▶ **Problem description**: Do not include the pictures; repeat the rest of the data exactly.

▶ **Supplied material**:
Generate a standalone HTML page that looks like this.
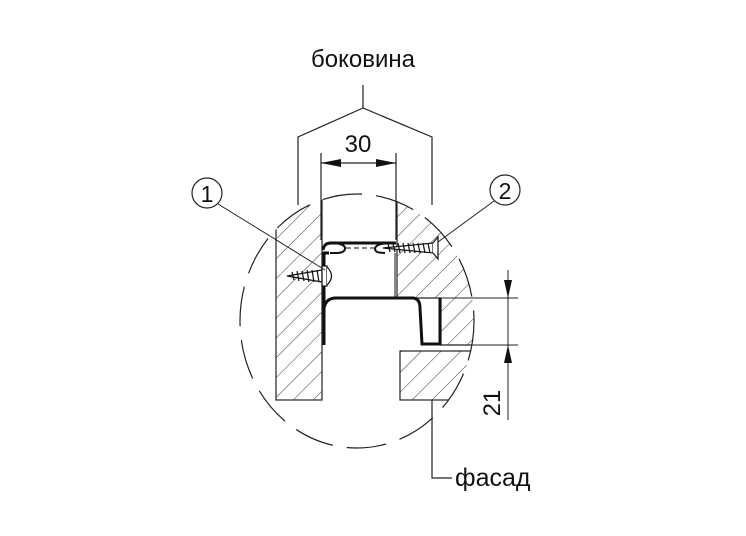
<!DOCTYPE html>
<html><head><meta charset="utf-8"><style>
html,body{margin:0;padding:0;background:#fff;}
svg{display:block;}
text{font-family:"Liberation Sans",sans-serif;fill:#111;}
</style></head><body>
<svg width="746" height="536" viewBox="0 0 746 536" xmlns="http://www.w3.org/2000/svg">
<defs>
<pattern id="h" patternUnits="userSpaceOnUse" width="14" height="14" patternTransform="rotate(45)">
<line x1="0" y1="0" x2="0" y2="14" stroke="#222" stroke-width="0.9"/>
</pattern>
<clipPath id="c"><ellipse cx="357" cy="321" rx="117" ry="127"/></clipPath>
</defs>
<g clip-path="url(#c)">
<rect x="276" y="190" width="46" height="210" fill="url(#h)" stroke="#222" stroke-width="1.2"/>
<path d="M397 190 L480 190 L480 345 L441 345 L441 298 L397 298 Z" fill="url(#h)" stroke="#222" stroke-width="1.2"/>
<rect x="400" y="351" width="80" height="49" fill="url(#h)" stroke="#222" stroke-width="1.2"/>
<rect x="323" y="200" width="73" height="97" fill="#fff"/>
</g>
<ellipse cx="357" cy="321" rx="117" ry="127" fill="none" stroke="#222" stroke-width="1.2" stroke-dasharray="40,14"/>
<polyline points="298,205 298,137 363,108 432,137 432,205" fill="none" stroke="#222" stroke-width="1.2"/>
<line x1="363" y1="85" x2="363" y2="108" stroke="#222" stroke-width="1.2"/>
<line x1="321" y1="153" x2="321" y2="240" stroke="#222" stroke-width="1.2"/>
<line x1="396" y1="153" x2="396" y2="240" stroke="#222" stroke-width="1.2"/>
<line x1="321" y1="163" x2="396" y2="163" stroke="#222" stroke-width="1.2"/>
<polygon points="321,163 341,159 341,167" fill="#111"/>
<polygon points="396,163 376,159 376,167" fill="#111"/>
<text x="358" y="152" font-size="24" text-anchor="middle">30</text>
<text x="363" y="67" font-size="24" text-anchor="middle">боковина</text>
<!-- profile top flange -->
<path d="M323 250 Q324 243 331 243 L396 243" fill="none" stroke="#111" stroke-width="3"/>
<path d="M336 243 Q346 245 345 249 Q344 253 336 253 L330 253" fill="none" stroke="#111" stroke-width="2"/>
<path d="M389 243 Q375 244 375 249 Q375 253 385 253" fill="none" stroke="#111" stroke-width="2"/>
<line x1="346" y1="248" x2="374" y2="248" stroke="#111" stroke-width="1" stroke-dasharray="5,3"/>
<path d="M329 253 L324 253 L324 345" fill="none" stroke="#111" stroke-width="3"/>
<line x1="395" y1="253" x2="395" y2="298" stroke="#888" stroke-width="2"/>
<path d="M324 308 Q326 298 336 298 L412 298 Q420 298 420 308 L422 344 L440 344 L440 298" fill="none" stroke="#111" stroke-width="3"/>
<!-- screw 1 -->
<g stroke="#111" stroke-width="1.2">
<polygon points="287,276 322,270 322,282" fill="#fff"/>
<line x1="292" y1="272" x2="294" y2="280"/><line x1="297" y1="271" x2="299" y2="281"/><line x1="302" y1="271" x2="304" y2="281"/><line x1="307" y1="270" x2="309" y2="282"/><line x1="312" y1="270" x2="314" y2="282"/><line x1="317" y1="270" x2="319" y2="282"/>
<rect x="322" y="266" width="5" height="20" fill="#fff"/>
<path d="M327 267 Q336 276 327 285" fill="#fff"/>
</g>
<!-- screw 2 -->
<g stroke="#111" stroke-width="1.2">
<polygon points="383,248 433,243 433,253" fill="#fff"/>
<line x1="388" y1="244" x2="390" y2="252"/><line x1="393" y1="244" x2="395" y2="252"/><line x1="398" y1="243" x2="400" y2="253"/><line x1="403" y1="243" x2="405" y2="253"/><line x1="408" y1="243" x2="410" y2="253"/><line x1="413" y1="243" x2="415" y2="253"/><line x1="418" y1="243" x2="420" y2="253"/><line x1="423" y1="243" x2="425" y2="253"/><line x1="428" y1="243" x2="430" y2="253"/>
<path d="M433 243 L438 237 L438 259 L433 253" fill="#fff"/>
</g>
<circle cx="207" cy="193" r="15" fill="#fff" stroke="#222" stroke-width="1.2"/>
<text x="207" y="202" font-size="23" text-anchor="middle">1</text>
<line x1="218" y1="204" x2="325" y2="270" stroke="#222" stroke-width="1"/>
<circle cx="505" cy="190" r="15" fill="#fff" stroke="#222" stroke-width="1.2"/>
<text x="505" y="199" font-size="23" text-anchor="middle">2</text>
<line x1="494" y1="201" x2="438" y2="242" stroke="#222" stroke-width="1"/>
<line x1="441" y1="298" x2="518" y2="298" stroke="#222" stroke-width="1"/>
<line x1="441" y1="345" x2="518" y2="345" stroke="#222" stroke-width="1"/>
<line x1="508" y1="270" x2="508" y2="420" stroke="#222" stroke-width="1"/>
<polygon points="508,298 504,280 512,280" fill="#111"/>
<polygon points="508,345 504,363 512,363" fill="#111"/>
<text transform="translate(500,403) rotate(-90)" font-size="24" text-anchor="middle">21</text>
<polyline points="432,400 432,478 452,478" fill="none" stroke="#222" stroke-width="1.2"/>
<text x="455" y="486" font-size="25">фасад</text>
</svg>
</body></html>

▶ **Worked solution**:
Generate a standalone HTML page that looks like this.
<!DOCTYPE html>
<html><head><meta charset="utf-8"><style>
html,body{margin:0;padding:0;background:#fff;}
svg{display:block;}
text{font-family:"Liberation Sans",sans-serif;fill:#111;}
</style></head><body>
<svg width="746" height="536" viewBox="0 0 746 536" xmlns="http://www.w3.org/2000/svg">
<defs>
<pattern id="h" patternUnits="userSpaceOnUse" width="14" height="14" patternTransform="rotate(45)">
<line x1="0" y1="0" x2="0" y2="14" stroke="#222" stroke-width="0.9"/>
</pattern>
<clipPath id="c"><ellipse cx="357" cy="321" rx="117" ry="127"/></clipPath>
</defs>
<g clip-path="url(#c)">
<rect x="276" y="190" width="46" height="210" fill="url(#h)" stroke="#222" stroke-width="1.2"/>
<path d="M397 190 L480 190 L480 345 L441 345 L441 298 L397 298 Z" fill="url(#h)" stroke="#222" stroke-width="1.2"/>
<rect x="400" y="351" width="80" height="49" fill="url(#h)" stroke="#222" stroke-width="1.2"/>
<rect x="323" y="200" width="73" height="97" fill="#fff"/>
</g>
<ellipse cx="357" cy="321" rx="117" ry="127" fill="none" stroke="#222" stroke-width="1.2" stroke-dasharray="40,14"/>
<polyline points="298,205 298,137 363,108 432,137 432,205" fill="none" stroke="#222" stroke-width="1.2"/>
<line x1="363" y1="85" x2="363" y2="108" stroke="#222" stroke-width="1.2"/>
<line x1="321" y1="153" x2="321" y2="240" stroke="#222" stroke-width="1.2"/>
<line x1="396" y1="153" x2="396" y2="240" stroke="#222" stroke-width="1.2"/>
<line x1="321" y1="163" x2="396" y2="163" stroke="#222" stroke-width="1.2"/>
<polygon points="321,163 341,159 341,167" fill="#111"/>
<polygon points="396,163 376,159 376,167" fill="#111"/>
<text x="358" y="152" font-size="24" text-anchor="middle">30</text>
<text x="363" y="67" font-size="24" text-anchor="middle">боковина</text>
<!-- profile top flange -->
<path d="M323 250 Q324 243 331 243 L396 243" fill="none" stroke="#111" stroke-width="3"/>
<path d="M336 243 Q346 245 345 249 Q344 253 336 253 L330 253" fill="none" stroke="#111" stroke-width="2"/>
<path d="M389 243 Q375 244 375 249 Q375 253 385 253" fill="none" stroke="#111" stroke-width="2"/>
<line x1="346" y1="248" x2="374" y2="248" stroke="#111" stroke-width="1" stroke-dasharray="5,3"/>
<path d="M329 253 L324 253 L324 345" fill="none" stroke="#111" stroke-width="3"/>
<line x1="395" y1="253" x2="395" y2="298" stroke="#888" stroke-width="2"/>
<path d="M324 308 Q326 298 336 298 L412 298 Q420 298 420 308 L422 344 L440 344 L440 298" fill="none" stroke="#111" stroke-width="3"/>
<!-- screw 1 -->
<g stroke="#111" stroke-width="1.2">
<polygon points="287,276 322,270 322,282" fill="#fff"/>
<line x1="292" y1="272" x2="294" y2="280"/><line x1="297" y1="271" x2="299" y2="281"/><line x1="302" y1="271" x2="304" y2="281"/><line x1="307" y1="270" x2="309" y2="282"/><line x1="312" y1="270" x2="314" y2="282"/><line x1="317" y1="270" x2="319" y2="282"/>
<rect x="322" y="266" width="5" height="20" fill="#fff"/>
<path d="M327 267 Q336 276 327 285" fill="#fff"/>
</g>
<!-- screw 2 -->
<g stroke="#111" stroke-width="1.2">
<polygon points="383,248 433,243 433,253" fill="#fff"/>
<line x1="388" y1="244" x2="390" y2="252"/><line x1="393" y1="244" x2="395" y2="252"/><line x1="398" y1="243" x2="400" y2="253"/><line x1="403" y1="243" x2="405" y2="253"/><line x1="408" y1="243" x2="410" y2="253"/><line x1="413" y1="243" x2="415" y2="253"/><line x1="418" y1="243" x2="420" y2="253"/><line x1="423" y1="243" x2="425" y2="253"/><line x1="428" y1="243" x2="430" y2="253"/>
<path d="M433 243 L438 237 L438 259 L433 253" fill="#fff"/>
</g>
<circle cx="207" cy="193" r="15" fill="#fff" stroke="#222" stroke-width="1.2"/>
<text x="207" y="202" font-size="23" text-anchor="middle">1</text>
<line x1="218" y1="204" x2="325" y2="270" stroke="#222" stroke-width="1"/>
<circle cx="505" cy="190" r="15" fill="#fff" stroke="#222" stroke-width="1.2"/>
<text x="505" y="199" font-size="23" text-anchor="middle">2</text>
<line x1="494" y1="201" x2="438" y2="242" stroke="#222" stroke-width="1"/>
<line x1="441" y1="298" x2="518" y2="298" stroke="#222" stroke-width="1"/>
<line x1="441" y1="345" x2="518" y2="345" stroke="#222" stroke-width="1"/>
<line x1="508" y1="270" x2="508" y2="420" stroke="#222" stroke-width="1"/>
<polygon points="508,298 504,280 512,280" fill="#111"/>
<polygon points="508,345 504,363 512,363" fill="#111"/>
<text transform="translate(500,403) rotate(-90)" font-size="24" text-anchor="middle">21</text>
<polyline points="432,400 432,478 452,478" fill="none" stroke="#222" stroke-width="1.2"/>
<text x="455" y="486" font-size="25">фасад</text>
</svg>
</body></html>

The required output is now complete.